Our results confirm that OPSIS achieves a higher total WUE and IWUE than sprinkler irrigation. Kumawat et al. [49] reported 56% higher WUE with drip irrigation (5.96 t/ha/cm) than with surface irrigation (3.32 t/ha/cm), as well as minimal water losses and higher yields. Even with a yield penalty due to increased residues, the use of residue as a cover significantly increased IWUE relative to bare soil by cutting evaporation losses [50,51]. Gupta and Singh [52] reported that the ability of drip irrigation to significantly increase IWUE relative to furrow irrigation was due to both lower water use and higher yields (attributed to more millable stems and increases in both stem length and diameter). Similarly, in our study, OPSIS resulted in higher IWUE due to fewer water losses and higher yields than sprinkler irrigation. It also returned a higher total WUE and higher IWUE than sprinkler irrigation, which derives from both higher crop yield and lower irrigation water consumption than in sprinkler irrigation.

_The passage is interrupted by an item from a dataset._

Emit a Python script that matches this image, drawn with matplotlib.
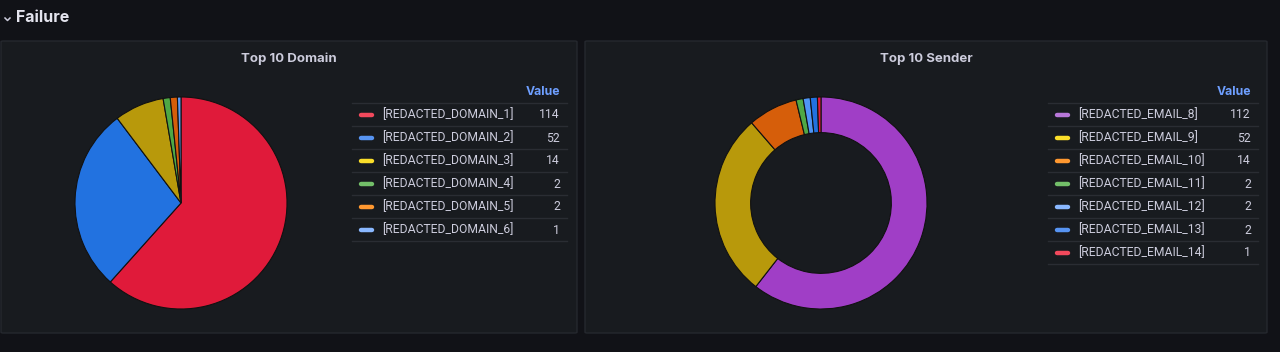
import matplotlib.pyplot as plt
from matplotlib.patches import FancyBboxPatch
from matplotlib.lines import Line2D

W, H = 1280, 352

domain_labels = ["[REDACTED_DOMAIN_1]", "[REDACTED_DOMAIN_2]", "[REDACTED_DOMAIN_3]",
                 "[REDACTED_DOMAIN_4]", "[REDACTED_DOMAIN_5]", "[REDACTED_DOMAIN_6]"]
domain_values = [114, 52, 14, 2, 2, 1]
domain_legend_colors = ["#f2495c", "#5794f2", "#fade2a", "#73bf69", "#ff9830", "#8ab8ff"]
domain_fill_colors = ["#e01a3a", "#2272e0", "#b8990b", "#4fa845", "#d65e0a", "#5f9cf5"]

sender_labels = ["[REDACTED_EMAIL_8]", "[REDACTED_EMAIL_9]", "[REDACTED_EMAIL_10]",
                 "[REDACTED_EMAIL_11]", "[REDACTED_EMAIL_12]", "[REDACTED_EMAIL_13]",
                 "[REDACTED_EMAIL_14]"]
sender_values = [112, 52, 14, 2, 2, 2, 1]
sender_legend_colors = ["#b877d9", "#fade2a", "#ff9830", "#73bf69", "#8ab8ff", "#5794f2", "#f2495c"]
sender_fill_colors = ["#a03ec6", "#b8990b", "#d65e0a", "#4fa845", "#4f95f5", "#2272e0", "#e01a3a"]

BG = "#111217"
PANEL = "#181b1f"
BORDER = "#25282e"
TEXT = "#ccccdc"
SEP = "#2a2d33"

fig = plt.figure(figsize=(W / 100, H / 100), dpi=100)
fig.patch.set_facecolor(BG)


def fx(x):
    return x / W


def fy(y):
    return 1 - y / H


def panel(x0, y0, x1, y1, title):
    p = FancyBboxPatch((fx(x0), fy(y1)), fx(x1 - x0), (y1 - y0) / H,
                       boxstyle="round,pad=0,rounding_size=0.002",
                       transform=fig.transFigure, facecolor=PANEL,
                       edgecolor=BORDER, linewidth=1, zorder=-5)
    fig.patches.append(p)
    fig.text(fx((x0 + x1) / 2), fy(59), title, color=TEXT, fontsize=9.5,
             fontweight="bold", family="Inter", ha="center", va="center")


def pie(cx, cy, r, values, colors, width=None):
    ax = fig.add_axes([fx(cx - r - 2), fy(cy + r + 2), fx(2 * r + 4), (2 * r + 4) / H])
    ax.set_facecolor("none")
    ax.set_zorder(2)
    wp = {"edgecolor": "#111111", "linewidth": 0.8}
    if width:
        wp["width"] = width
    ax.pie(values, colors=colors, startangle=90, counterclock=False,
           wedgeprops=wp, radius=r / (r + 2))
    ax.set_aspect("equal")
    ax.set_xlim(-1, 1)
    ax.set_ylim(-1, 1)
    ax.axis("off")


def legend(x0, x1, mark_x, val_x, labels, values, colors):
    fig.text(fx(val_x), fy(92), "Value", color="#6e9fff", fontsize=8.8,
             fontweight="bold", family="Inter", ha="right", va="center")
    for i in range(len(labels) + 1):
        y = 103 + 23 * i
        fig.add_artist(Line2D([fx(x0), fx(x1)], [fy(y), fy(y)], color=SEP, linewidth=1))
    for i, (lab, val, col) in enumerate(zip(labels, values, colors)):
        y = 115 + 23 * i
        fig.add_artist(Line2D([fx(mark_x + 1), fx(mark_x + 12)], [fy(y), fy(y)],
                              color=col, linewidth=3.2, solid_capstyle="round"))
        fig.text(fx(mark_x + 22), fy(y), lab, color=TEXT, fontsize=8.7,
                 family="Roboto", ha="left", va="center")
        fig.text(fx(val_x), fy(y), str(val), color=TEXT, fontsize=8.7,
                 family="Roboto", ha="right", va="center")


# section header
fig.add_artist(Line2D([fx(5), fx(7.5), fx(10)], [fy(18), fy(20.5), fy(18)],
                      color=TEXT, linewidth=1.1))
fig.text(fx(16), fy(18), "Failure", color="#e4e4ee", fontsize=11.5,
         fontweight="bold", family="Inter", ha="left", va="center")

panel(1, 41, 577, 333, "Top 10 Domain")
panel(585, 41, 1267, 333, "Top 10 Sender")

pie(181, 203, 106, domain_values, domain_fill_colors)
pie(821, 203, 106, sender_values, sender_fill_colors, width=0.33)

legend(352, 567, 360, 560, domain_labels, domain_values, domain_legend_colors)
legend(1048, 1258, 1056, 1251, sender_labels, sender_values, sender_legend_colors)

fig.savefig("out.png", dpi=100, facecolor=BG)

Under rainfall conditions close to the average (during ratoon 2), the water savings were less than when rainfall was above average (during ratoon 1). This result suggests that there were water losses, probably due to percolation, when water was close to average. Therefore, measures should be taken to control the percolation losses. Gunarathna et al. [25] suggested changing the solar-radiation–triggered automatic operation mechanism to a soil-moisture–based automatic operation mechanism to minimize percolation losses.

5. Conclusions

This study showed that OPSIS offers advantages over sprinkler irrigation for sugarcane cultivation in Okinawa in respect of both sugarcane yield and WUE. Compared with sprinkler irrigation, OPSIS produced significantly taller plants and thus significantly longer millable stalks and significantly more millable stalks. Therefore, OPSIS achieved significantly higher fresh cane weight using less irrigation water than did sprinkler irrigation. OPSIS is a water-conserving irrigation technique that can irrigate sugarcane crops with minimal operational cost, energy consumption and human intervention. Therefore, it may be a sustainable alternative for sugarcane crop irrigation in Okinawa and similar subtropical environments.

6. Recommendations

Further studies are needed to validate the long-term viability of OPSIS as a sustainable alternative to current irrigation methods used in sugarcane farming systems. We need to confirm that the benefits revealed in the current study hold under different climatic, soil and management conditions and, wherever possible, identify improvements to the system.